What Buyers Often Still Own
Outsourcing does not remove every internal responsibility. In many engagements, the buyer still owns:
- business decisions during a serious incident
- access approvals and change management
- asset ownership and environment context
- remediation work outside the provider’s control
- legal, communications, and executive decisions
- validating that the provider’s detections match the buyer’s risk
This is why the service boundary matters. A provider can be useful and still leave meaningful work with your team.
Why Organizations Outsource
The common reason is not just cost.

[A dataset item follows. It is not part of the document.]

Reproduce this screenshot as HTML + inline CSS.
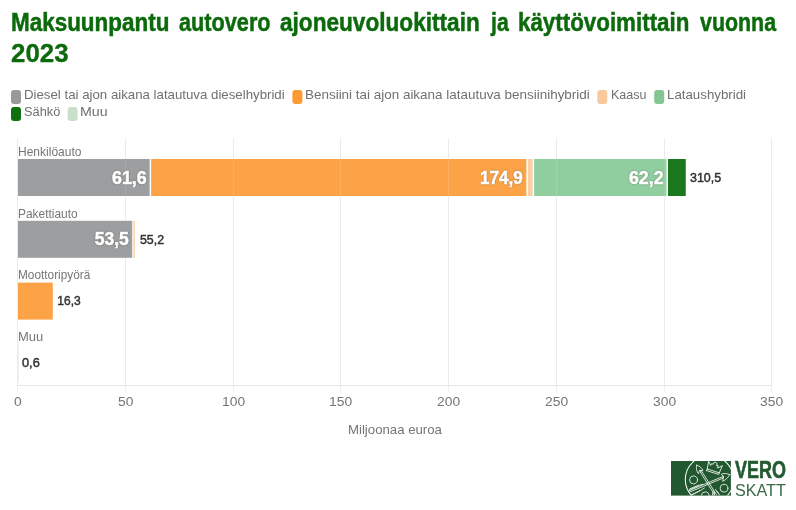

It is coverage, staffing, and operating maturity.
- Coverage: few internal teams can cover nights, weekends, and holidays without burning out.
- Hiring: experienced SOC analysts, detection engineers, and incident responders are hard to recruit and retain.
- Tooling: SIEM, EDR, threat intelligence, case management, and log storage can become expensive and complex.
- Process: mature triage, escalation, and incident workflows take time to build.
- Compliance: cyber insurance, SOC 2, HIPAA, PCI DSS, ISO 27001, or customer requirements may require monitoring evidence.
Outsourcing is not automatically better than building. It is usually a tradeoff: faster coverage and more external expertise, but less direct control and more dependence on the provider’s workflow.
How to evaluate a SOC provider
Start with the work you need owned. Then test whether the provider can actually own it.
- Define the handoff. Ask what they do after a confirmed alert: notify, investigate, advise, contain, or fully manage the incident workflow.
- Check telemetry fit. Confirm which sources they monitor: endpoint, cloud, identity, network, email, SaaS, OT, logs, or your existing SIEM.
- Inspect sample output. Ask for sample alert writeups, investigation notes, and incident reports. The output should be specific enough for your team to act.
- Test detection quality. Ask how detections are created, tuned, mapped to MITRE ATT&CK, and improved from real incidents.
- Clarify tooling. Understand whether they require their own platform or can work with your existing stack.
- Clarify response authority. Decide which actions they can take without approval and which actions need your sign-off.
- Review onboarding. Ask how long it takes to connect data sources, tune alerts, document escalation paths, and reach normal operations.
- Compare pricing drivers. Watch for endpoint count, log volume, data retention, cloud accounts, response scope, and add-on services.
Questions to ask before buying
- What exactly happens after a high-severity alert?
- Which response actions are included in the base service?
- Which tools or data sources are required before the service works well?
- How are false positives tuned during the first 30 to 90 days?
- Can we see an example of a real investigation report with sensitive details removed?
- Who owns detection gaps discovered during onboarding?
- How is pricing affected by log volume, endpoints, cloud assets, and retention?
- What happens if we need incident response beyond the managed service scope?
The right provider is the one whose service boundary matches your team’s capacity. A small IT team may need more ownership from the provider. A mature security team may only need off-hours coverage, threat hunting, managed SIEM, or extra investigation capacity.